++++ Task input ++++

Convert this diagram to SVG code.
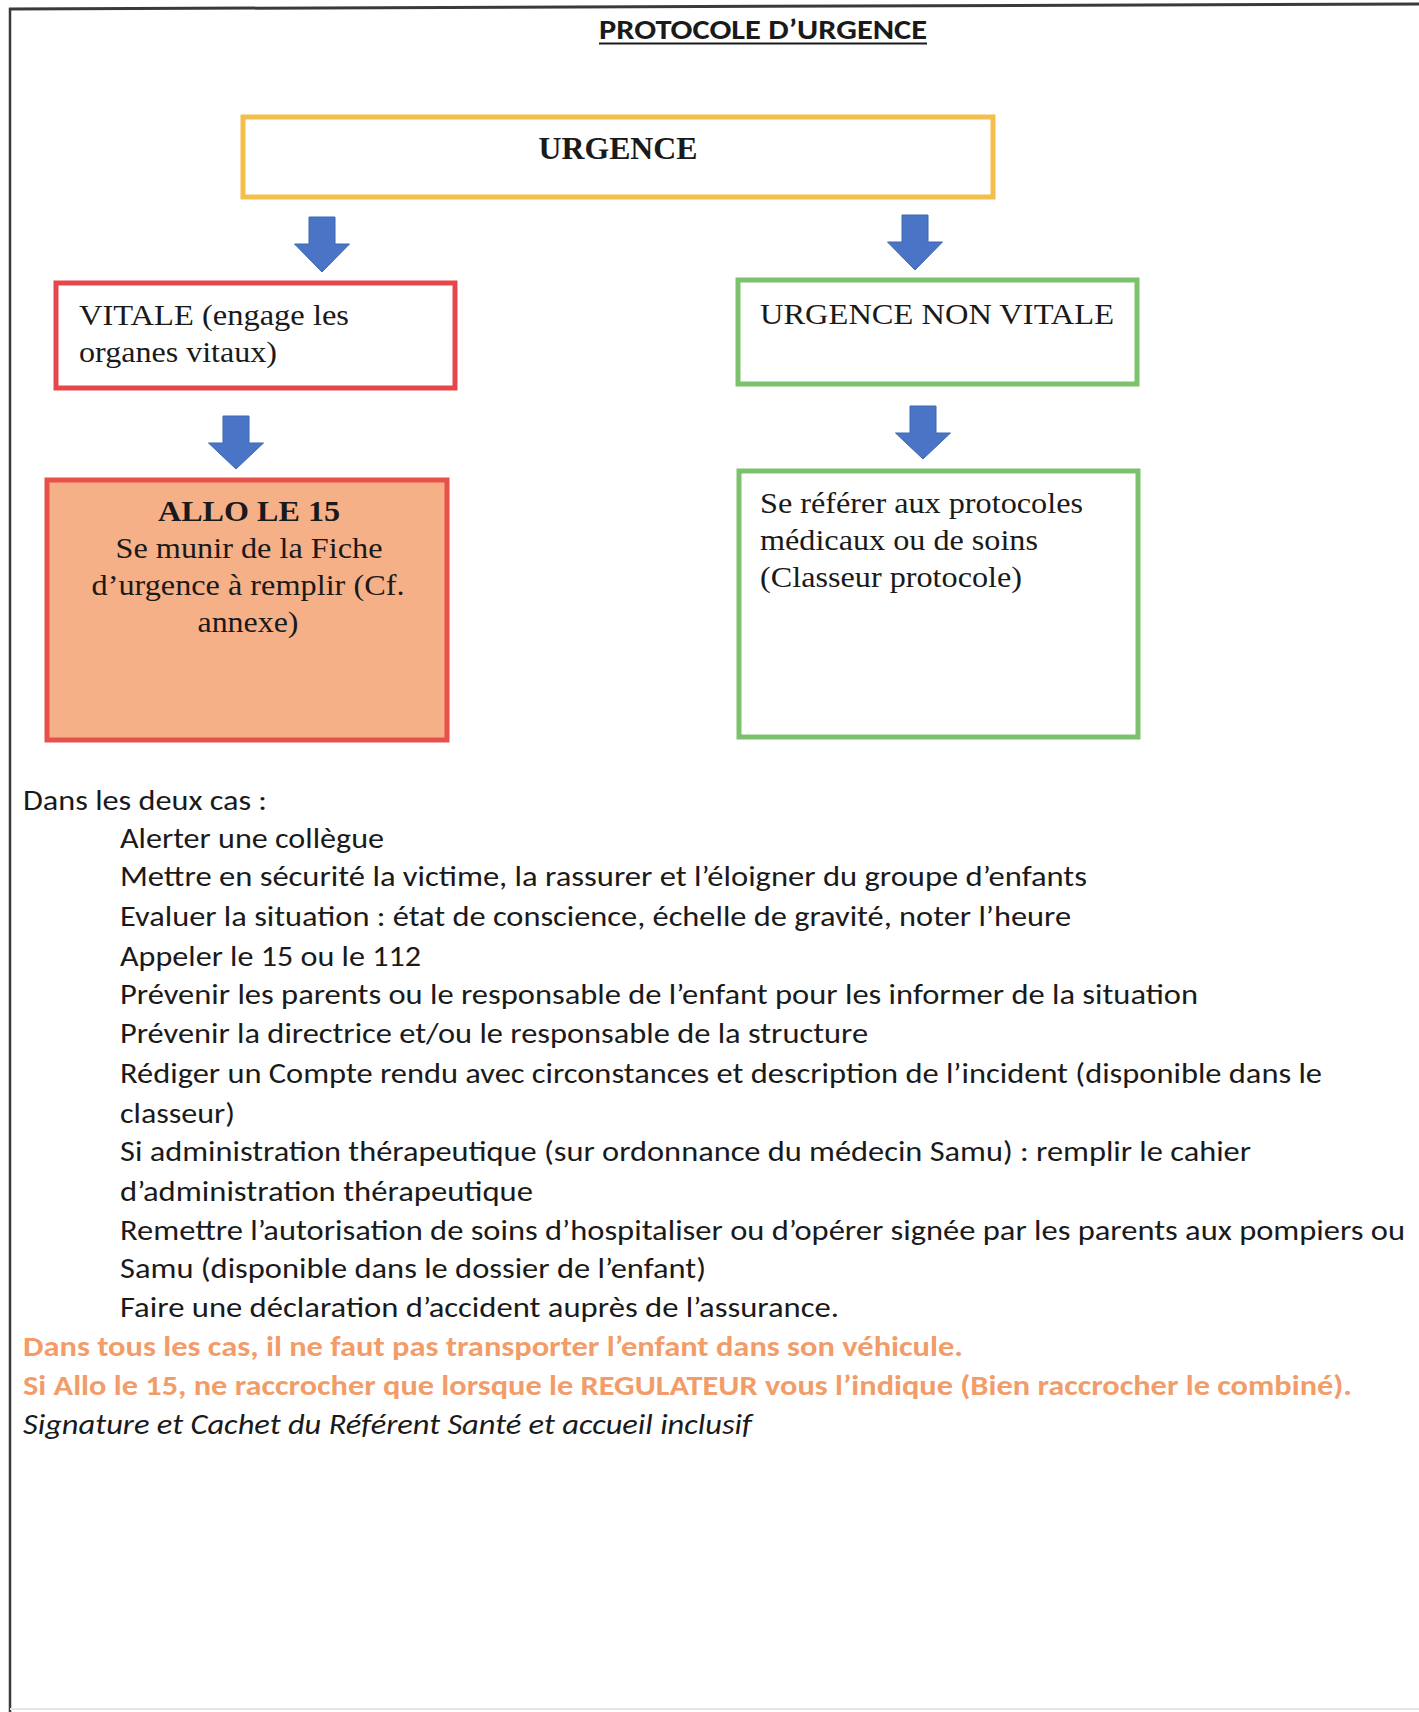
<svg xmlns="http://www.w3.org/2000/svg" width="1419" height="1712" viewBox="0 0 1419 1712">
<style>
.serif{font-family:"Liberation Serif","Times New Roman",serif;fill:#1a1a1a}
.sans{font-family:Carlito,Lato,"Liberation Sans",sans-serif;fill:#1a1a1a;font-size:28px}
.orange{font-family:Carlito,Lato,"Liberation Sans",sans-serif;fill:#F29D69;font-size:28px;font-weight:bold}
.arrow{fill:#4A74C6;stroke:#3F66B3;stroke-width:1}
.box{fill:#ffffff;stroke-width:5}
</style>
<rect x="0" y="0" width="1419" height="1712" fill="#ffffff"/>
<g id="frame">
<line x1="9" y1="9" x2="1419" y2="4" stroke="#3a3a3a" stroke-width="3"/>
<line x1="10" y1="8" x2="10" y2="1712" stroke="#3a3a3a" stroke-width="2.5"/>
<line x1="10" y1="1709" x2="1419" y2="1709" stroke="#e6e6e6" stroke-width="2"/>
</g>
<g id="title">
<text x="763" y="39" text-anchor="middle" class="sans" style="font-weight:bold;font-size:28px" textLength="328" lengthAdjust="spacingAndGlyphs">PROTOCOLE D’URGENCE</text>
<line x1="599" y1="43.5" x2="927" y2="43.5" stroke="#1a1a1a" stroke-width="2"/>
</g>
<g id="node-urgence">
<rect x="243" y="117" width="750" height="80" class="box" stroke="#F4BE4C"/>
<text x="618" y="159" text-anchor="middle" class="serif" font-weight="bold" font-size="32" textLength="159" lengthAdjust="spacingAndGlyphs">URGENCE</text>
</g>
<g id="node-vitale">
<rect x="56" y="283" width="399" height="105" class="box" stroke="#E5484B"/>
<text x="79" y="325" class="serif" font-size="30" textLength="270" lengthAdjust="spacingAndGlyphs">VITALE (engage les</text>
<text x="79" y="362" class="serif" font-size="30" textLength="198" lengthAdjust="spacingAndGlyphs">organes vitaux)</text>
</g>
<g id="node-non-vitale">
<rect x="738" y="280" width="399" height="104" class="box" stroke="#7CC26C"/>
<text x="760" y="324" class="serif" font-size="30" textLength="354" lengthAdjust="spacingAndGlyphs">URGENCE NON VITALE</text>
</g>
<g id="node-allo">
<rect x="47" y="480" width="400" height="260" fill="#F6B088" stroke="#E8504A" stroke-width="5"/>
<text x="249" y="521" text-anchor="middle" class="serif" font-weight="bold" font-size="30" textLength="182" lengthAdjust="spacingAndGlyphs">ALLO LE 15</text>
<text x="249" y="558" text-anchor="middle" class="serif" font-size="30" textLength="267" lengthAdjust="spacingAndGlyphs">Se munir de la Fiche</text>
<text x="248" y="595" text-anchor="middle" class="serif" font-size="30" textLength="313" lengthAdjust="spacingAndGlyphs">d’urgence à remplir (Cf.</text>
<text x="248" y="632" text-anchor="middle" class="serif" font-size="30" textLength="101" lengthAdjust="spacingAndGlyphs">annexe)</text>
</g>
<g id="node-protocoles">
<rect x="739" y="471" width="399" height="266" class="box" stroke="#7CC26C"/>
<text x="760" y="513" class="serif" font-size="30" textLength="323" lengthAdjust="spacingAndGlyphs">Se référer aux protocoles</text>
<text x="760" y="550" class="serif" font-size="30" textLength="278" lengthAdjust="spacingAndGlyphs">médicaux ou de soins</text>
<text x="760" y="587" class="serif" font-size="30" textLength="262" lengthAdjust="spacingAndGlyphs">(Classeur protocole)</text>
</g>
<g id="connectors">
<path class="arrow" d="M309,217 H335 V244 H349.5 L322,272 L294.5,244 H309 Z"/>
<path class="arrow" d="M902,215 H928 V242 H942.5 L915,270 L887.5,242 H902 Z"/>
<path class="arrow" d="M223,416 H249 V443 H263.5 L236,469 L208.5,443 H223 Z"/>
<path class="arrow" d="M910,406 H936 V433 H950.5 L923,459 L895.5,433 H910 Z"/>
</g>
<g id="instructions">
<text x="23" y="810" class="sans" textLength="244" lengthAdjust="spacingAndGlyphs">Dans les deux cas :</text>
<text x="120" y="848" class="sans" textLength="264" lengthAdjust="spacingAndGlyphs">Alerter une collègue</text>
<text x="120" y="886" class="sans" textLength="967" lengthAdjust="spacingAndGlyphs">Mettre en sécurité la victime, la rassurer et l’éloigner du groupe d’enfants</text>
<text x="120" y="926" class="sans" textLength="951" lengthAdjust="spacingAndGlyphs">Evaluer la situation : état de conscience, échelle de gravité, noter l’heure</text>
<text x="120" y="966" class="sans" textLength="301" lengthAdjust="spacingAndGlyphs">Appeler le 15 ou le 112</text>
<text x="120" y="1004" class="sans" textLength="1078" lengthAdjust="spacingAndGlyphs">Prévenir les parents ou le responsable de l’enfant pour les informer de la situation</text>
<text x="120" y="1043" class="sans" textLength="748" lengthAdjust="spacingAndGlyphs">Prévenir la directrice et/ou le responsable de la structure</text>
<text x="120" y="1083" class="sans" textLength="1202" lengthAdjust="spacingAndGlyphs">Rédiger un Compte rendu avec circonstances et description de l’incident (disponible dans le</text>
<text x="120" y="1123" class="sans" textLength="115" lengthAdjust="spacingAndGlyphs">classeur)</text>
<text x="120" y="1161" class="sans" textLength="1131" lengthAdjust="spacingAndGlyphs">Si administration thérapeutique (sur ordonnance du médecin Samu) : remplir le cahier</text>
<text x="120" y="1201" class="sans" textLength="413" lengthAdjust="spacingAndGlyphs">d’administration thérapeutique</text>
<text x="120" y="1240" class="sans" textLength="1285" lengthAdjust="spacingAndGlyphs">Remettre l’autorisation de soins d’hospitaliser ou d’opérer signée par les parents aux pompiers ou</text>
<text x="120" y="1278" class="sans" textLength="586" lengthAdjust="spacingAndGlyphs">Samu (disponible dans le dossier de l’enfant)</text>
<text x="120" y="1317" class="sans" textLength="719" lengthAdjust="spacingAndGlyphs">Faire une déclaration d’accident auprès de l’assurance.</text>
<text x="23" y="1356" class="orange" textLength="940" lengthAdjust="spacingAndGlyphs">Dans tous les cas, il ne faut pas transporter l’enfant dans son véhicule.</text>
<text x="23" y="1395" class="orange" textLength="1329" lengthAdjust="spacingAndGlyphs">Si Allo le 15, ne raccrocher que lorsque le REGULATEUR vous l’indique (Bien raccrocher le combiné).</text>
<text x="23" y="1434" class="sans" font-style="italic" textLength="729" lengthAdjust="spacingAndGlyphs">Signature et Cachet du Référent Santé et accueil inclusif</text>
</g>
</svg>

++++
++++ Task input ++++

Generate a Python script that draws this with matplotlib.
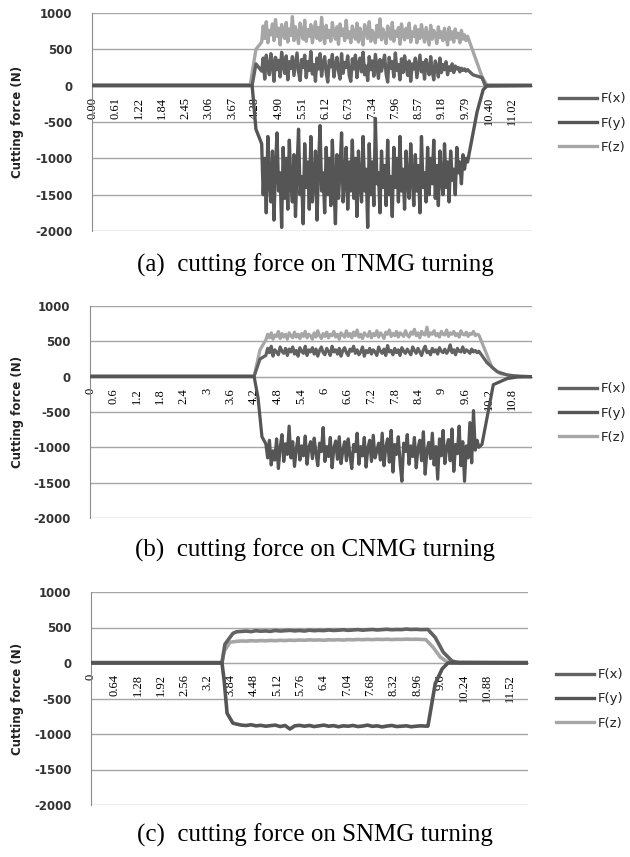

++++

Short task: Among the entries above, identify all lines with "this" and copy them.

The completed task:
Convert this diagram to SVG code.
Generate a Python script that draws this with matplotlib.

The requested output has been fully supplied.